When you should go beyond a simple calculator
If you are sizing feeders for large motors, running very large conductors, dealing with low power factor, or operating at higher frequencies, reactive impedance and installation conditions can materially change results. In these cases, you may need a more detailed model, manufacturer data, or an engineering study. For safety and compliance-related design, consult applicable codes, a licensed professional, and authoritative resources such as government safety guidance (for workplace electrical safety basics, see OSHA’s electrical safety resources (osha.gov)).
Practical takeaways
- Voltage drop grows linearly with length and current, and decreases with larger conductor size.
- Low-voltage systems are disproportionately sensitive; aim for tighter percent drop limits.

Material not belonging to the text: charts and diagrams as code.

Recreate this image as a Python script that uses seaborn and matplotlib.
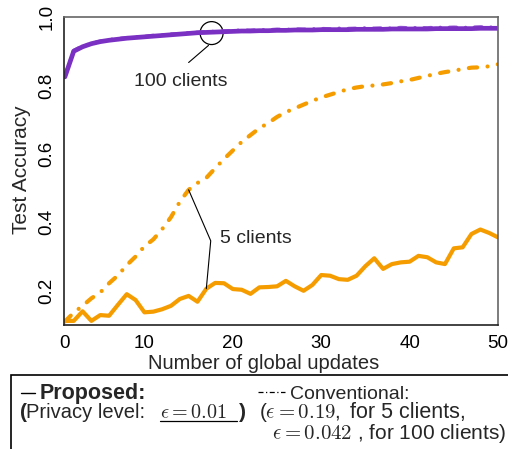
import matplotlib
matplotlib.use("Agg")
import matplotlib.pyplot as plt
import seaborn as sns
import pandas as pd
from matplotlib.patches import Ellipse, Rectangle
from matplotlib.lines import Line2D

# Global update index (x axis)
updates = list(range(1, 51))

# Test accuracy, 5 clients
proposed_5 = [0.112, 0.112, 0.140, 0.112, 0.129, 0.127, 0.159, 0.190, 0.173, 0.137,
              0.139, 0.146, 0.156, 0.176, 0.185, 0.168, 0.206, 0.223, 0.222, 0.205,
              0.203, 0.191, 0.210, 0.211, 0.213, 0.229, 0.213, 0.200, 0.217, 0.246,
              0.244, 0.234, 0.232, 0.244, 0.272, 0.295, 0.264, 0.278, 0.283, 0.285,
              0.302, 0.298, 0.283, 0.278, 0.324, 0.327, 0.366, 0.379, 0.369, 0.356]
conventional_5 = [0.110, 0.136, 0.156, 0.178, 0.195, 0.222, 0.245, 0.275, 0.300, 0.330,
                  0.350, 0.380, 0.415, 0.460, 0.495, 0.515, 0.530, 0.558, 0.585, 0.610,
                  0.635, 0.655, 0.675, 0.690, 0.708, 0.722, 0.733, 0.744, 0.755, 0.765,
                  0.773, 0.781, 0.789, 0.794, 0.798, 0.800, 0.803, 0.807, 0.812, 0.816,
                  0.822, 0.828, 0.834, 0.839, 0.843, 0.848, 0.852, 0.853, 0.856, 0.862]

# Test accuracy, 100 clients
proposed_100 = [0.825, 0.900, 0.913, 0.922, 0.928, 0.932, 0.935, 0.938, 0.940, 0.942,
                0.944, 0.946, 0.948, 0.950, 0.952, 0.954, 0.955, 0.956, 0.957, 0.958,
                0.959, 0.959, 0.960, 0.960, 0.961, 0.961, 0.962, 0.962, 0.962, 0.963,
                0.963, 0.963, 0.963, 0.964, 0.964, 0.964, 0.964, 0.965, 0.965, 0.965,
                0.965, 0.965, 0.966, 0.966, 0.966, 0.966, 0.966, 0.967, 0.967, 0.967]
conventional_100 = [0.828, 0.902, 0.915, 0.923, 0.929, 0.934, 0.937, 0.939, 0.942, 0.943,
                    0.946, 0.947, 0.950, 0.951, 0.954, 0.955, 0.957, 0.958, 0.959, 0.960,
                    0.962, 0.961, 0.963, 0.962, 0.964, 0.963, 0.965, 0.964, 0.965, 0.966,
                    0.965, 0.967, 0.966, 0.967, 0.968, 0.967, 0.968, 0.967, 0.969, 0.968,
                    0.969, 0.968, 0.970, 0.969, 0.970, 0.969, 0.970, 0.971, 0.970, 0.971]

x_tick_values = [10, 20, 30, 40, 50]
x_tick_labels = ["10", "20", "30", "40", "50"]
y_tick_values = [0.2, 0.4, 0.6, 0.8, 1.0]
y_tick_labels = ["0.2", "0.4", "0.6", "0.8", "1.0"]

ORANGE = "#F59D00"
PURPLE = "#7A30C2"
DASHDOT = (0, (2.0, 2.5, 0.01, 2.5))

sns.set_style("white")
plt.rcParams["font.family"] = ["Liberation Sans", "DejaVu Sans"]
plt.rcParams["mathtext.fontset"] = "cm"

W, H = 508, 449
fig = plt.figure(figsize=(W / 100, H / 100), dpi=100)
ax = fig.add_axes([64 / W, 1 - 325 / H, (498 - 64) / W, (325 - 17) / H])

df = pd.DataFrame({
    "update": updates,
    "p5": proposed_5, "c5": conventional_5,
    "p100": proposed_100, "c100": conventional_100,
})

sns.lineplot(data=df, x="update", y="c5", ax=ax, color=ORANGE, lw=3.0,
             linestyle=DASHDOT, dash_capstyle="round")
sns.lineplot(data=df, x="update", y="p5", ax=ax, color=ORANGE, lw=3.0,
             solid_joinstyle="round")
sns.lineplot(data=df, x="update", y="c100", ax=ax, color="#9A62D4", lw=2.6,
             linestyle=DASHDOT, dash_capstyle="round")
sns.lineplot(data=df, x="update", y="p100", ax=ax, color=PURPLE, lw=3.4,
             solid_joinstyle="round")

ax.set_xlim(0.9, 50)
ax.set_ylim(0.1, 1.0)
ax.set_xticks([0.9] + x_tick_values)
ax.set_xticklabels(["0"] + x_tick_labels)
ax.set_yticks(y_tick_values)
ax.set_yticklabels(y_tick_labels, rotation=90, va="center")
ax.tick_params(axis="both", direction="in", length=10, width=1.0, labelsize=13.5,
               colors="black", top=False, right=False)
ax.tick_params(axis="x", pad=7)
ax.tick_params(axis="y", pad=6)

for side in ["left", "bottom"]:
    ax.spines[side].set_color("#222222")
    ax.spines[side].set_linewidth(1.2)
for side in ["top", "right"]:
    ax.spines[side].set_color("#666666")
    ax.spines[side].set_linewidth(1.2)

ax.set_xlabel("Number of global updates", fontsize=14.5)
ax.xaxis.set_label_coords(0.461, -0.125)
ax.xaxis.label.set_va("center")
ax.set_ylabel("Test Accuracy", fontsize=15)
ax.yaxis.set_label_coords(-0.097, 0.503)
ax.yaxis.label.set_va("center")

# Pointer for the 5-client curves
ax.plot([15, 17.5, 17], [conventional_5[14], 0.346, proposed_5[16]],
        color="black", lw=0.8)
ax.text(18.6, 0.353, "5 clients", fontsize=14, va="center", ha="left")

# Pointer for the 100-client curves
ax.add_patch(Ellipse((17.6, 0.953), 2.6, 0.067, fill=False, ec="black", lw=0.9))
ax.plot([15.0, 17.25], [0.867, 0.917], color="black", lw=0.8)
ax.text(14.1, 0.812, "100 clients", fontsize=14, va="center", ha="center")

# Legend box beneath the axes
fig.patches.append(Rectangle((11 / W, -0.2), 1.2, 0.2 + 1 - 375 / H,
                             transform=fig.transFigure, fill=False,
                             ec="black", lw=1.2))


def fx(px):
    return px / W


def fy(py):
    return 1 - py / H


fig.lines.append(Line2D([fx(21), fx(35)], [fy(393), fy(393)],
                        transform=fig.transFigure, color="black", lw=1.0))
fig.text(fx(40), fy(399), "Proposed:", fontsize=15.5, fontweight="bold", va="baseline")
fig.lines.append(Line2D([fx(258), fx(285)], [fy(392), fy(392)],
                        transform=fig.transFigure, color="black", lw=0.9,
                        linestyle=(0, (4, 2, 1, 2))))
fig.text(fx(290), fy(399), "Conventional:", fontsize=14, va="baseline")

fig.text(fx(20), fy(418), "(", fontsize=15, fontweight="bold", va="baseline")
fig.text(fx(26.5), fy(418), "Privacy level:", fontsize=14.5, va="baseline")
fig.text(fx(160), fy(418), r"$\epsilon = \mathbf{0.01}$", fontsize=14.5, va="baseline")
fig.lines.append(Line2D([fx(160), fx(237)], [fy(421), fy(421)],
                        transform=fig.transFigure, color="black", lw=0.9))
fig.text(fx(239), fy(418), ")", fontsize=15, fontweight="bold", va="baseline")
fig.text(fx(259), fy(418), r"($\epsilon = 0.19$,", fontsize=15, va="baseline")
fig.text(fx(350), fy(418), "for 5 clients,", fontsize=15.5, va="baseline")
fig.text(fx(271.5), fy(439), r"$\epsilon = 0.042$ , for 100 clients)", fontsize=15,
         va="baseline")

fig.savefig("out.png", dpi=100)
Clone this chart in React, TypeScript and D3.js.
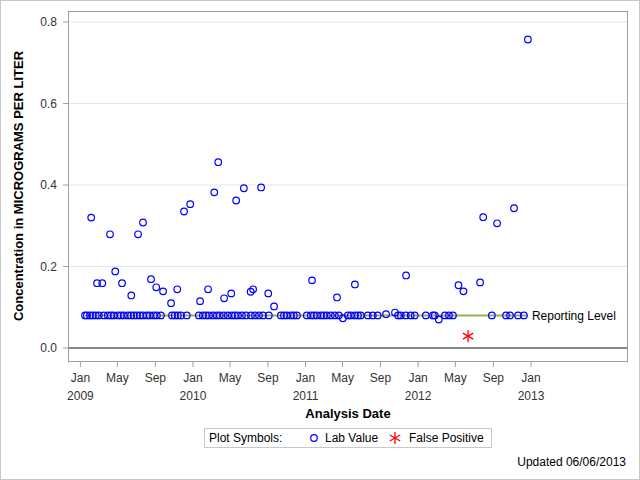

- Temperature correction helps avoid optimistic results in warm or heavily loaded installations.
- Use percent drop and load voltage together: percent for design targets, volts for equipment behavior.
- The “max length at limit” value is a fast planning metric for job scoping and revisions.
Use this cable length voltage drop calculator as a premium first-pass estimator: it’s fast, transparent, and practical for everyday electrical design decisions. Then validate against manufacturer data, installation constraints, and any required standards before finalizing materials and routing.